On Sunday of last week, a man was forcefully and violently removed from a United Airlines flight. The videos of the moment in time have been viewed by millions on social media sites around the world. The scene has aired on every news and "entertainment" channel, large and small, over and over. Social media has gone crazy, celebrities have weighed in, entire countries are upset about it and have called for a boycott. United Airlines stocks have fallen, causing millions of dollars in losses. I have personally seen something about the incident on the national news channels every single day since it took place a week ago. We've learned about the doctor's marred past (that doesn't matter), how many of his family members are doctors (also doesn't matter), the fact that his injuries are more extensive than originally thought, his lawsuit, and the various policies of airlines in booking and overbooking. We've heard from airline officials, corporate officers, pilots, passengers, teachers, and lawyers. We've heard from experts on airline safety and security, legal issues, airline technicalities, the psychological effect this will have on the passengers, and any other issues you could think of. We know the "police" that removed the man from the plane weren't really police, even though their jackets said so. We know everything we could possibly want or need to know about this incident, and then some. It was a horrible incident and the public outcry has been rightfully swift and loud.
But where is the public outcry over the latest school shooting?
On Monday of last week in San Bernardino, Karen Elaine Smith was at her job teaching special needs children when her estranged, abusive, husband walked in and fatally shot her from ten feet away. Jonathan Martinez, an eight-year old child who was still missing his two front teeth, was killed in the process. Another child was injured but is recovering. The shooter reloaded his gun and turned it on himself; another death. More than a dozen special needs children sat in their classroom and watched this horrifying tragedy unfold before their eyes.
On the day of the San Bernardino shooting it was national news. Stories followed the next day as we learned about the marriage and abrupt separation of the two adult victims, the abusive nature of the teacher's husband and his deceitful Facebook page, the tragic death and identity of the eight-year old boy, the well-being of the nine-year-old who was shot, and additional details of the shooting itself. I saw one single article on Facebook that included a photograph of the teacher who lost her life, and one photograph of the grinning, toothless boy who is now gone. The story has since all but disappeared from the national news and social media. There are no experts talking about domestic abuse, or gun owner statistics, or how many children have died in violent shootings. We have not heard experts lamenting the psychological toll the shooting will have on the children who were present. We have not heard how many women are dying by the guns of their abusive partners. No stocks have fallen. There are no calls for boycotts. There is no public uproar, outrage, or outcry.
Shootings have become commonplace in this country. We have gotten used to them. Everytown for Gun Safety reports that, since the Sandy Hook Elementary School shooting in Newtown, Connecticut on December 14, 2012 that collectively horrified the nation and the world, there have been 220 school shootings in this country.
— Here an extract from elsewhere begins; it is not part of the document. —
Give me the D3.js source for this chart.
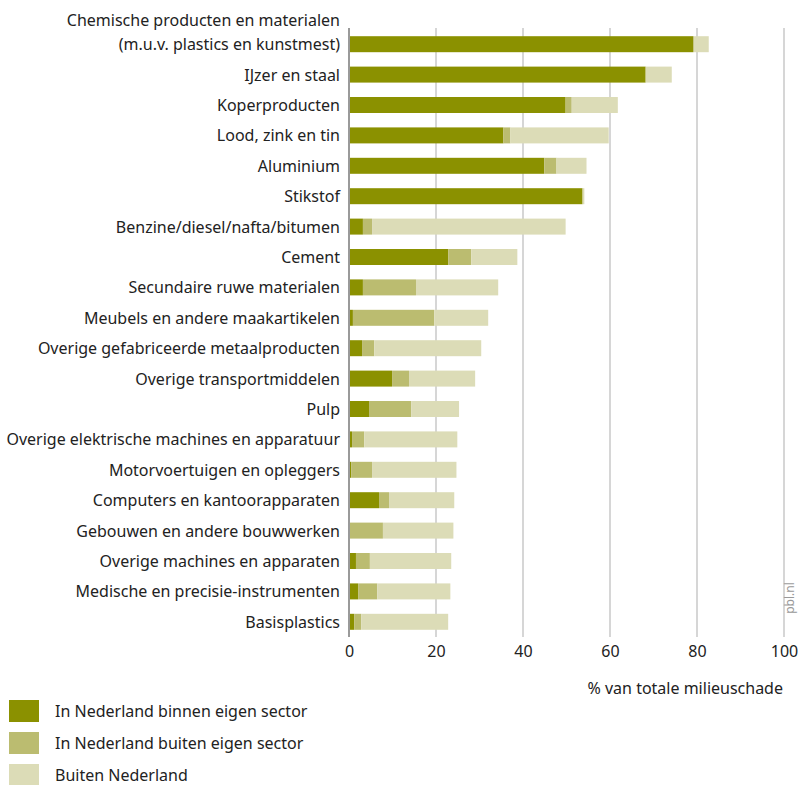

Sandy Hook was supposed to be our country's watershed moment, the tipping point that would finally cause real change in our antiquated gun laws. It seemed that as a country, we felt that the only reason those twenty children could have died was to spark a national outrage that was loud enough to drown out the National Rifle Association (NRA) and force our government to listen to the voices of its' people.
After Sandy Hook, the public outcry was loud. We had celebrity service announcements.
We had a visibly shaken president in tears as he spoke about the violent loss of children and teachers. We had a nation in mourning. We had a moment in time where the country came together, gun owners and non-gun owners, and realized that changes needed to be made. But despite well-meaning attempts by President Obama and Vice-President Biden, very little has changed, more than four years later. So our moment passed and it appears that we collectively moved on.
Today it seems as though we barely notice a school shooting. It comes and goes in the press with little more than a mention and two days worth of coverage, one day for the event itself, and another to disclose the newly discovered details. The current president of the United States has called the United Airlines incident "horrible" and "terrible." What has he said about the most recent school shooting? Nothing. Not even a tweet.
A distressing silence, even though facts, statistics, and common sense clearly show that changes need to be made to our current national gun laws.
For the safety of our friends, our children, our families, and our country, we cannot be silent. We must object, protest, complain, cause an uproar, shout, call, write, email, post, share, get angry, and be sad. When each of these noises are combined, it becomes the voice of the people, and will eventually cause change. As President Obama said following the Sandy Hook shooting, "Doing nothing is no longer acceptable." That hasn't changed in the four years since he said it.